The Duxochrome process in those articles is a Kodachrome type process done by the user. I have described it before. It is described fully in the book by Leadly and Stegmeyer on color printing. It is a slim volume about 4x5" in size and about 50 pages long, hardcover.
Kodak has a largish book (60 some pages) with illustrations and examples on making dye transfer prints, as well as a similar book on masking, the process that must be used before making the dye transfer matrices. I have both of those in the larger book, the Kodak Color Handbook, Methods, Processes and Techniques.
PE
Holmburgers, you could try to make a dye-transfer print matrix, but soak it in a mordant as well as the acid dyes. I guess that you would have to spend sometime however finding the appropriate dyes, since I'm not well read enough to know if you could use the same dyes that James Browning suggests*. You could then sandwich them together in glass. Of course, the developer might be staining, since the developer for relief prints contain pyro. That might ruin the effect somewhat.
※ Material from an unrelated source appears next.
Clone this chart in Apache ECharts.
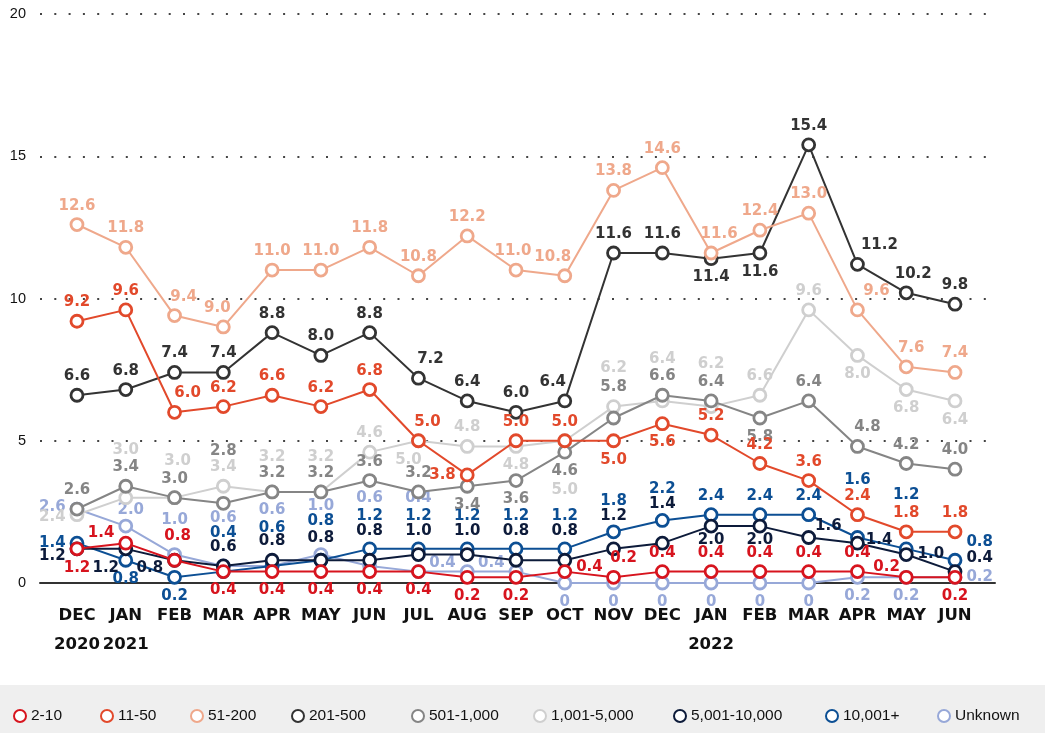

Yeah, I think that mordanting dye's to gelatin is about the only option, and indeed does that not mean to make it a "lake"? Thus, effectively a pigment.
Thought...
Dye-transfer matrix film has a yellow dye in it to limit absorption of the light, keep a lower relief and control contrast. I was thinking that 'wouldn't it be nice' to add some kind of yellow dye to gelatin matrices to do the same but presto, the potassium-dichromate sensitizer will lend its yellow color to the matrix and then happily wash out!